玩笑过后,老沈才拿出打印的那些材料,正色道:“资料我都仔细研究过了,说真的,你这个就是普通的债权案子,根本没有任何难度,只要一告就是稳赢的,你完全可以自己下场,怎么还让我替你出面?”
这点才是老沈好奇的。
张柏岩皱眉,指着材料上张母的名字说道:“这个是我妈,被告曾经是我大伯母,你说请我要是出面的话合适吗?”
“嘶!”老沈倒吸一口冷气,“好家伙!这是家庭内部纠纷啊!都说清官难断家务事,这事只怕没有这么简单吧!不过我说柏岩啊,你妈怎么好端端的要翻那么多年的债?上面说你大伯死前借钱给你大伯母看病,虽然你大伯母再婚,那也是因为她没了男人,这点可是人之常情!都是亲戚怎么就闹成这样了?”

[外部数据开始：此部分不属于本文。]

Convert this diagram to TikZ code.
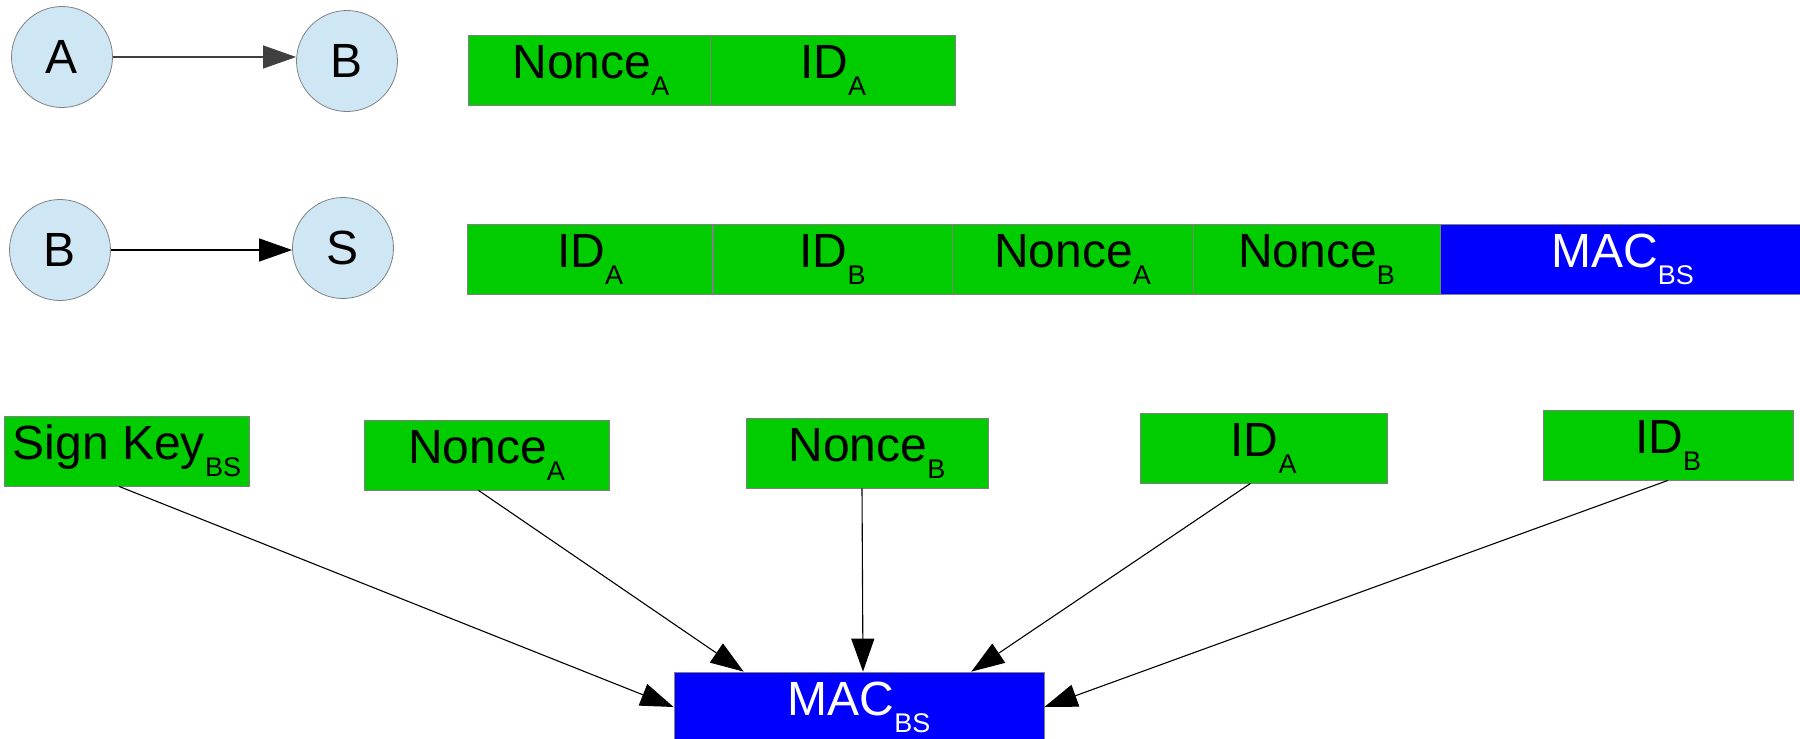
\documentclass[tikz,border=0pt]{standalone}
\usepackage{fontspec}
\setmainfont{Liberation Sans}
\usetikzlibrary{arrows.meta}

\definecolor{fieldgreen}{HTML}{00CC00}
\definecolor{macblue}{HTML}{0000FF}
\definecolor{partyblue}{HTML}{CFE7F5}
\definecolor{edgegray}{HTML}{808080}

\newcommand{\lsub}[1]{\raisebox{-17pt}{\fontsize{27}{27}\selectfont #1}}

\begin{document}
\begin{tikzpicture}[x=1pt, y=-1pt,
    every node/.style={font=\fontsize{48}{50}\selectfont},
    party/.style={circle, draw=edgegray, line width=0.8pt, fill=partyblue, minimum size=101pt, inner sep=0pt},
    field/.style={draw=edgegray, line width=0.8pt, fill=fieldgreen, minimum width=245pt, minimum height=70pt, inner sep=0pt},
    macfield/.style={field, fill=macblue, text=white},
    msg/.style={line width=1.1pt, -{Triangle[length=33pt, width=23pt]}}]
  \useasboundingbox (0,0) rectangle (1800,739);

  % A -> B
  \node[party] (a1) at (62,57) {A};
  \node[party] (b1) at (347,61) {B};
  \draw[msg, black!75] (a1) -- (a1 -| b1.west);
  \node[field] (nonceA1) at (591,70) {Nonce\lsub{A}};
  \node[field] (idA1) at (833,70) {ID\lsub{A}};

  % B -> S
  \node[party] (b2) at (60,250) {B};
  \node[party] (s2) at (343,248) {S};
  \draw[msg] (b2) -- (b2 -| s2.west);
  \node[field] (idA2) at (590,259) {ID\lsub{A}};
  \node[field, minimum width=239pt] (idB2) at (832.5,259) {ID\lsub{B}};
  \node[field, minimum width=241pt] (nonceA2) at (1072.5,259) {Nonce\lsub{A}};
  \node[field, minimum width=247pt] (nonceB2) at (1316.5,259) {Nonce\lsub{B}};
  \node[macfield, minimum width=365pt] (mac2) at (1622.5,259) {MAC\lsub{BS}};

  % inputs of the MAC
  \node[field] (skey) at (127,451) {Sign Key\lsub{BS}};
  \node[field] (nonceA3) at (486.5,455) {Nonce\lsub{A}};
  \node[field, minimum width=242pt] (nonceB3) at (867,453) {Nonce\lsub{B}};
  \node[field, minimum width=247pt] (idA3) at (1263.5,448) {ID\lsub{A}};
  \node[field, minimum width=250pt] (idB3) at (1668,445) {ID\lsub{B}};
  \node[macfield, minimum width=370pt] (mac3) at (859,707) {MAC\lsub{BS}};

  \draw[msg] ([xshift=-8pt]skey.south) -- (mac3.west);
  \draw[msg] ([xshift=-8pt]nonceA3.south) -- ([xshift=70pt]mac3.north west);
  \draw[msg] ([xshift=-5pt]nonceB3.south) -- ([xshift=4pt]mac3.north);
  \draw[msg] ([xshift=-13pt]idA3.south) -- ([xshift=-73pt]mac3.north east);
  \draw[msg] (idB3.south) -- (mac3.east);
\end{tikzpicture}
\end{document}
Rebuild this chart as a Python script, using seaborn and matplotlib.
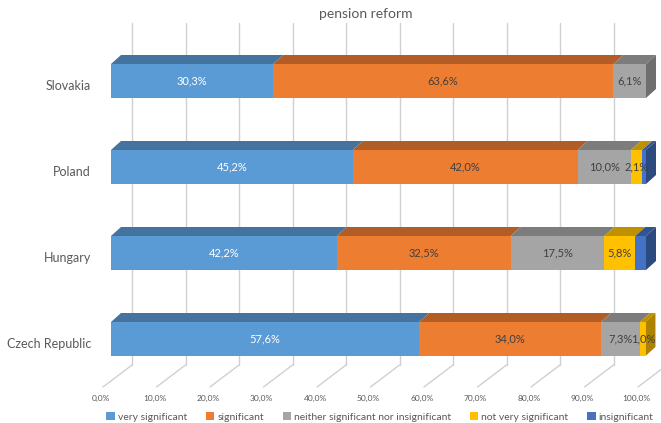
import numpy as np
import pandas as pd
import matplotlib
matplotlib.use("Agg")
import matplotlib.pyplot as plt
from matplotlib.patches import Polygon, Patch
import seaborn as sns

countries = ["Slovakia", "Poland", "Hungary", "Czech Republic"]
series = ["very significant", "significant", "neither significant nor insignificant",
          "not very significant", "insignificant"]
very_significant = [30.3, 45.2, 42.2, 57.6]
significant = [63.6, 42.0, 32.5, 34.0]
neither = [6.1, 10.0, 17.5, 7.3]
not_very = [0.0, 2.1, 5.8, 1.0]
insignificant = [0.0, 0.7, 2.0, 0.0]
ticks = [0, 10, 20, 30, 40, 50, 60, 70, 80, 90, 100]

front = ["#5B9BD5", "#ED7D31", "#A5A5A5", "#FFC000", "#4472C4"]
top = ["#44739F", "#B25D25", "#7C7C7C", "#BF9000", "#33558F"]
side = ["#3D6890", "#A0531F", "#6E6E6E", "#AC8200", "#2B4A7E"]
txt = ["white", "#404040", "#404040", "#404040", None]

vals = np.array([very_significant, significant, neither, not_very, insignificant])
cum = vals.cumsum(axis=0)
df = pd.DataFrame({"country": countries})
for k, s in enumerate(series):
    df[s] = cum[k]

sns.set_style("white")
plt.rcParams["font.family"] = ["Lato", "DejaVu Sans"]

W, H = 661, 423
fig = plt.figure(figsize=(W / 100, H / 100), dpi=100)
ax = fig.add_axes([0, 0, 1, 1])

# pixel mapping: 0% at x=111px, 100% at 646px ; rows 86px apart, first at 81px
sx = 5.35
def X(px):
    return (px - 111) / sx
def Y(py):
    return (py - 81) / 86

bar_h = 34 / 86
dx, dy = 10 / sx, 9 / 86

# back wall grid and floor lines
for t in ticks:
    xb = t + 21 / sx
    ax.plot([xb, xb], [Y(23), Y(365)], color="#D0D0D0", lw=1, zorder=0)
    ax.plot([xb, t + X(103)], [Y(365), Y(387)], color="#D0D0D0", lw=1, zorder=0)
    ax.text(t + X(101), Y(398), f"{t:.1f}%".replace(".", ","), ha="center", va="center",
            fontsize=6, color="#595959")

# front faces (stacked from the back)
for k in range(len(series) - 1, -1, -1):
    sns.barplot(data=df, x=series[k], y="country", orient="h", color=front[k],
                saturation=1, width=bar_h, linewidth=0, ax=ax, zorder=2)

# 3d top and side faces
for i, c in enumerate(countries):
    y0 = i - bar_h / 2
    y1 = i + bar_h / 2
    last = max(k for k in range(len(series)) if vals[k, i] > 0)
    for k in range(len(series)):
        v = vals[k, i]
        if v <= 0:
            continue
        e = cum[k, i]
        s = e - v
        ax.add_patch(Polygon([(s, y0), (e, y0), (e + dx, y0 - dy), (s + dx, y0 - dy)],
                             closed=True, fc=top[k], ec="none", zorder=3))
        if k == last:
            ax.add_patch(Polygon([(e, y0), (e + dx, y0 - dy), (e + dx, y1 - dy), (e, y1)],
                                 closed=True, fc=side[k], ec="none", zorder=3))
        if txt[k] is not None:
            ax.text(s + v / 2, i, f"{v:.1f}%".replace(".", ","), ha="center", va="center",
                    fontsize=8, color=txt[k], zorder=4)
    ax.text(X(91), i + 5 / 86, c, ha="right", va="center", fontsize=9, color="#595959")

ax.set_xlim(X(0), X(W))
ax.set_ylim(Y(H), Y(0))
ax.axis("off")

ax.text(X(366), Y(14), "pension reform", ha="center", va="center", fontsize=10, color="#595959")

handles = [Patch(fc=front[k], ec="none") for k in range(len(series))]
fig.legend(handles, series, loc="lower center", bbox_to_anchor=(380 / W, -0.012), ncol=5,
           frameon=False, fontsize=7.5, handlelength=0.8, handleheight=0.8, handletextpad=0.3,
           columnspacing=1.8, labelcolor="#595959", borderaxespad=0.2)

fig.savefig("out.png", dpi=100)
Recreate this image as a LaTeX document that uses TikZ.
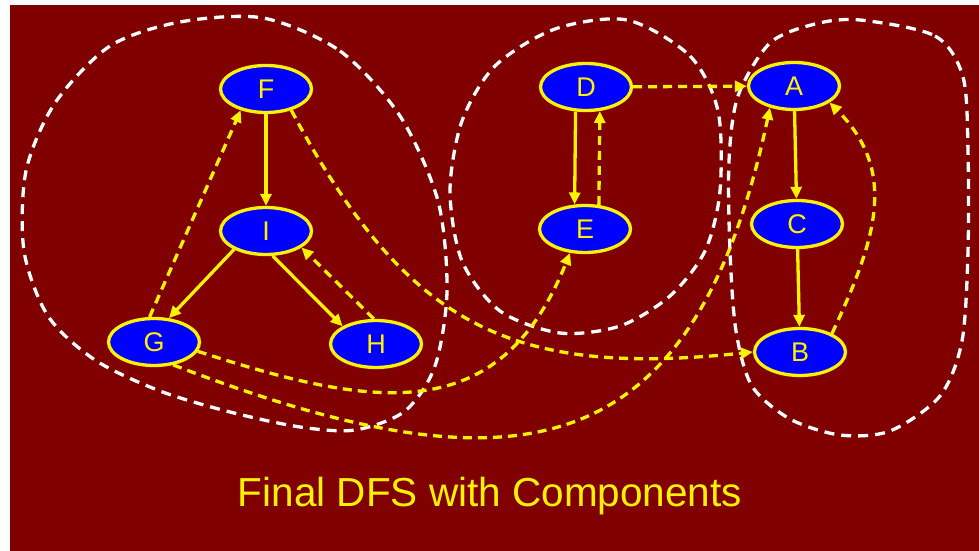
\documentclass[tikz,border=0pt]{standalone}
\usepackage{fontspec}
\setmainfont{Liberation Sans}
\usetikzlibrary{shapes.geometric,arrows.meta}
\definecolor{maroonbg}{RGB}{128,0,0}
\begin{document}
\begin{tikzpicture}[x=1pt,y=1pt,
  vertex/.style={ellipse,draw=yellow,fill=blue,line width=3.3pt,inner sep=0pt,
    minimum width=91pt,minimum height=47pt,text=yellow,font=\fontsize{27}{30}\selectfont},
  tree/.style={yellow,line width=3.3pt,-{Triangle[length=12pt,width=11pt]}},
  back/.style={tree,dash pattern=on 9pt off 6pt},
  comp/.style={white,line width=3.3pt,dash pattern=on 10pt off 7pt}]
\useasboundingbox (0,0) rectangle (979,551);
\fill[maroonbg] (10,0) rectangle (979,546);
\draw[comp] plot[smooth cycle] coordinates {(263,533) (340,500) (400,435) (438,350) (447,260)
  (435,185) (405,140) (355,121) (300,124) (230,139) (160,160) (95,191) (48,235) (24,300)
  (26,380) (55,448) (110,505) (180,529)};
\draw[comp] plot[smooth cycle] coordinates {(627,531) (690,495) (718,440) (720,360) (705,300)
  (670,255) (620,225) (560,218) (500,240) (462,290) (450,360) (462,430) (495,485) (555,522)};
\draw[comp] plot[smooth cycle] coordinates {(860,531) (935,515) (963,474) (968,400) (968,300)
  (962,210) (940,155) (890,120) (840,116) (790,132) (752,165) (736,220) (730,300) (729,390)
  (738,455) (770,508) (815,527)};
\node[vertex] (F) at (266,462) {F};
\node[vertex] (I) at (266,320) {I};
\node[vertex] (G) at (154,209) {G};
\node[vertex] (H) at (376,207) {H};
\node[vertex] (D) at (586,464) {D};
\node[vertex] (E) at (585,322) {E};
\node[vertex] (A) at (794,465) {A};
\node[vertex] (C) at (797,327) {C};
\node[vertex] (B) at (800,199) {B};
\draw[tree] (F) -- (I);
\draw[tree] (I.-150) -- (G.58);
\draw[tree] (I.-75) -- (H.152);
\draw[tree] (D.-113) -- (E.113);
\draw[tree] (A) -- (C);
\draw[tree] (C) -- (B);
\draw[back] (G.100) -- (F.-140);
\draw[back] (H.95) -- (I.-25);
\draw[back] (E.60) -- (D.-60);
\draw[back] (D) -- (A);
\draw[back] (F.-40) to[out=-62,in=186,looseness=1.2] (B.west);
\draw[back] (G.-12) to[out=-18,in=-112,looseness=1.25] (E.-122);
\draw[back] (G.-50) to[out=-21,in=-102,looseness=1.45] (A.-138);
\draw[back] (B.30) to[out=65,in=-45,looseness=1.1] (A.-25);
\node[anchor=base,text=yellow,font=\fontsize{40.5}{48}\selectfont] (title) at (490,44) {Final DFS with Components};
\end{tikzpicture}
\end{document}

这案子要是告了稳赢,就是道德上会被指指点点。老沈可不希望张柏岩因为这个被人诟病。
张柏岩倒是无所谓,解释道:“一来这个钱是我爸妈看在我大伯和我堂妹的面子上出的,我大伯死的时候她都没去看一眼,还马上遛了,去了外地就急着找下家,找到后马上甩了我堂妹,主动跟她断了联系,让我堂妹一个人孤苦无依谋生,还差点被人贩子给拐了,我妈和我妹气不过,正好当初去医院付钱的是我妈,她都没跟我爸商量就让我追回这笔钱,说不能让那个女人过得这么舒服。
当然,我们家跟她的过节不止这一星半点,从我懂事开始我们的关系就不好,住脚了!